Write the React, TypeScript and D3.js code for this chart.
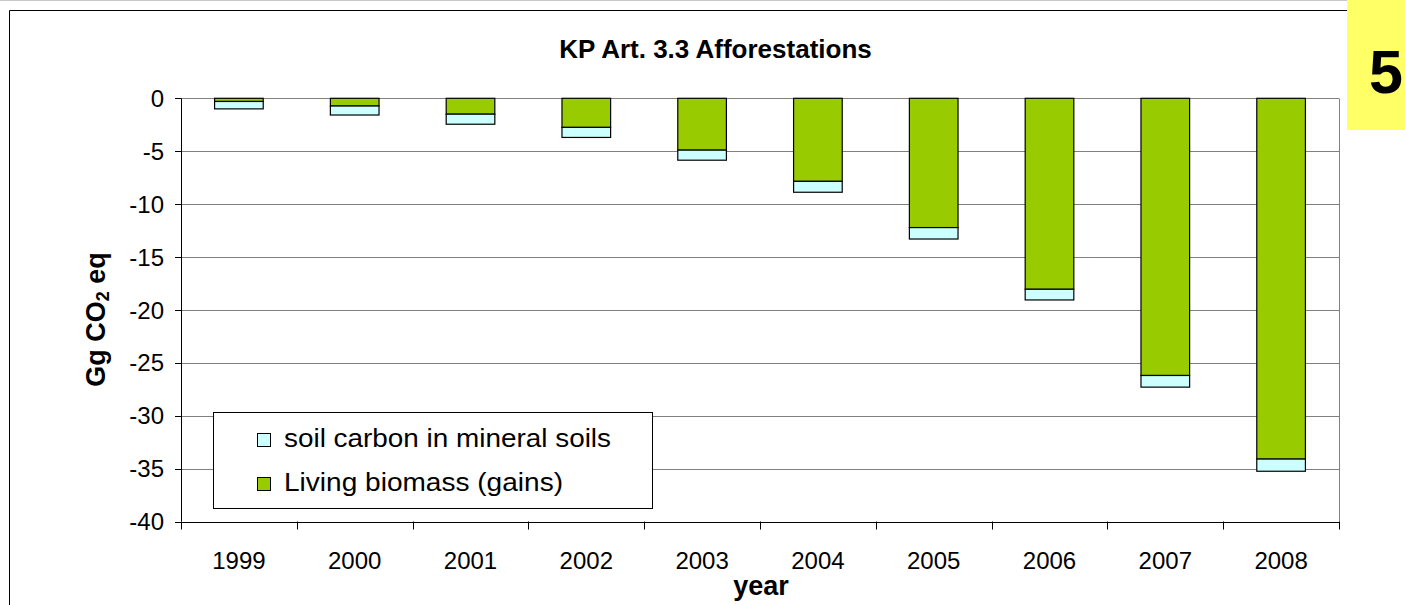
import React from "react";
import * as d3 from "d3";

const years = ["1999", "2000", "2001", "2002", "2003", "2004", "2005", "2006", "2007", "2008"];
const livingBiomass = [-0.3, -0.73, -1.5, -2.75, -4.9, -7.85, -12.22, -18.05, -26.2, -34.1];
const soilCarbon = [-0.7, -0.85, -0.95, -0.95, -0.95, -1.03, -1.08, -1.01, -1.1, -1.15];
const yTicks = [0, -5, -10, -15, -20, -25, -30, -35, -40];

const seriesKeys = ["living", "soil"];
const seriesColors: Record<string, string> = { living: "#99CC00", soil: "#CCFFFF" };
const legendItems = [
  { key: "soil", label: "soil carbon in mineral soils" },
  { key: "living", label: "Living biomass (gains)" },
];

const W = 1405;
const H = 605;
const plotL = 181;
const plotR = 1339;
const plotT = 98.3;
const plotB = 521.5;

export default function App() {
  const x = d3.scaleBand<string>().domain(years).range([plotL, plotR]).paddingInner(0.58).paddingOuter(0.29);
  const y = d3.scaleLinear().domain([-40, 0]).range([plotB, plotT]);
  const rows = years.map((yr, i) => ({ year: yr, living: livingBiomass[i], soil: soilCarbon[i] }));
  const stacked = d3.stack<any>().keys(seriesKeys).offset(d3.stackOffsetDiverging)(rows);
  const step = x.step();
  const font = "Arial, 'Liberation Sans', sans-serif";

  return (
    <svg width={W} height={H} style={{ position: "absolute", left: 0, top: 0, background: "#fff" }} fontFamily={font}>
      <rect x={0} y={0} width={W} height={H} fill="#fff" />
      <line x1={0} x2={1347} y1={0.5} y2={0.5} stroke="#c8c8c8" />
      {/* outer chart frame */}
      <line x1={9.5} x2={1347} y1={10.5} y2={10.5} stroke="#000" />
      <line x1={9.5} x2={9.5} y1={10.5} y2={H} stroke="#000" />

      {/* yellow page-number box */}
      <rect x={1347} y={0} width={58} height={130} fill="#FFFF66" />
      <text x={1369} y={93} fontSize={61} fontWeight="bold" fill="#000">5</text>

      {/* title */}
      <text x={715.5} y={58} textAnchor="middle" fontSize={26} fontWeight="bold">KP Art. 3.3 Afforestations</text>

      {/* gridlines */}
      {yTicks.filter((t) => t !== -40).map((t) => (
        <line key={t} x1={plotL} x2={plotR} y1={Math.round(y(t)) + 0.5} y2={Math.round(y(t)) + 0.5} stroke="#808080" />
      ))}
      <line x1={plotR + 0.5} x2={plotR + 0.5} y1={Math.round(plotT) + 0.5} y2={plotB} stroke="#808080" />

      {/* bars */}
      {stacked.map((s) => (
        <g key={s.key}>
          {s.map((d, i) => {
            const y0 = y(d[1]);
            const y1 = y(d[0]);
            return (
              <rect
                key={i}
                x={x(years[i])!}
                y={Math.min(y0, y1)}
                width={x.bandwidth()}
                height={Math.abs(y1 - y0)}
                fill={seriesColors[s.key]}
                stroke="#000"
                strokeWidth={1.2}
              />
            );
          })}
        </g>
      ))}

      {/* y axis */}
      <line x1={plotL + 0.5} x2={plotL + 0.5} y1={plotT} y2={plotB} stroke="#000" />
      {yTicks.map((t) => (
        <g key={t}>
          <line x1={plotL - 6} x2={plotL} y1={Math.round(y(t)) + 0.5} y2={Math.round(y(t)) + 0.5} stroke="#000" />
          <text x={164} y={y(t)} dy="0.36em" textAnchor="end" fontSize={24}>{t}</text>
        </g>
      ))}

      {/* x axis */}
      <line x1={plotL} x2={plotR + 1} y1={Math.round(plotB) + 0.5} y2={Math.round(plotB) + 0.5} stroke="#000" />
      {d3.range(years.length + 1).map((i) => {
        const xx = Math.round(plotL + i * step) + 0.5;
        return <line key={i} x1={xx} x2={xx} y1={plotB} y2={plotB + 8} stroke="#000" />;
      })}
      {years.map((yr) => (
        <text key={yr} x={x(yr)! + x.bandwidth() / 2} y={569} textAnchor="middle" fontSize={24}>{yr}</text>
      ))}
      <text x={761} y={595} textAnchor="middle" fontSize={27} fontWeight="bold">year</text>

      {/* y label */}
      <text transform={`translate(105,319.5) rotate(-90)`} textAnchor="middle" fontSize={27} fontWeight="bold">
        Gg CO<tspan fontSize={18} dy={4}>2</tspan><tspan dy={-4}> eq</tspan>
      </text>

      {/* legend */}
      <rect x={213.5} y={412.5} width={439} height={96} fill="#fff" stroke="#000" />
      {legendItems.map((it, i) => (
        <g key={it.key}>
          <rect x={257.5} y={433.5 + i * 44} width={13} height={13} fill={seriesColors[it.key]} stroke="#000" />
          <text x={284} y={447 + i * 44} fontSize={26} textLength={i === 0 ? 327 : 279} lengthAdjust="spacingAndGlyphs">{it.label}</text>
        </g>
      ))}
    </svg>
  );
}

= = = = =

* _DIRECTIONS FOR THIS TASK_
From the listing, copy each line containing the word "React".

* _THE SOLUTION_
Write the React, TypeScript and D3.js code for this chart.
import React from "react";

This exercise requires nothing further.